The introduction of an assessment-only route to Qualified Teacher Status (QTS) has been welcomed by the Institute for Learning (IfL).
The move will enable FE teachers with a degree and Qualified Teacher Learning and Skills (QTLS) to quickly advance to QTS, the accreditation for qualified teachers in special and state-maintained schools.
“Mutual recognition of QTLS for gaining QTS is a top priority for IfL members, and the assessment-only route to QTS is an important step towards achieving that,” said IfL’s chief executive Toni Fazaeli.
IfL had responded to a Training and Development Agency for Schools (TDA) consultation last autumn, recommending a number of additions that have been included in its recently published report. These include recommendations to ensure those carrying out assessments for FE teachers are “sufficiently knowledgeable about the vocational or subject area and the further education context to make judgements”.
Ms Fazaeli added: “IfL sees this as a landmark decision and we are working closely with the TDA at every stage to help ensure that arrangements work for FE teachers.

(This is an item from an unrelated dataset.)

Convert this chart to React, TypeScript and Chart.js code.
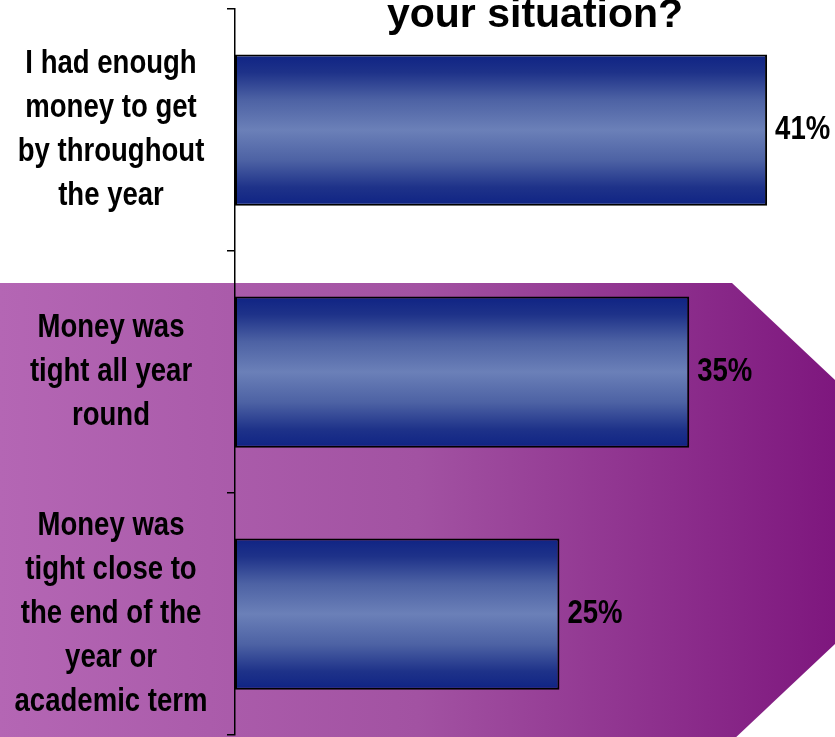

“Last year, as well as sharing our views with the TDA, IfL also responded to DCSF’s consultation on the enabling legislation for the assessment-only route to QTS; had discussions with senior government officials; and in June gave evidence to the select committee on initial teacher training, focusing on the need for recognition of QTLS for QTS and teaching in schools.
“Mutual recognition of QTLS and QTS was central to the evidence we gave to the Skills Commission, chaired by Sir Mike Tomlinson, in October. IfL has worked hard on this issue, as a key development for our members, and it is heartening to see some progress.”
She ended: “Allowing FE teachers to gain QTS and teach in schools will give young people, wherever they learn, the chance to benefit from learning with expert vocational teachers. It will also give FE and schoolteachers greater opportunities to work together and teach flexibly across school and FE settings to meet the needs of young people.”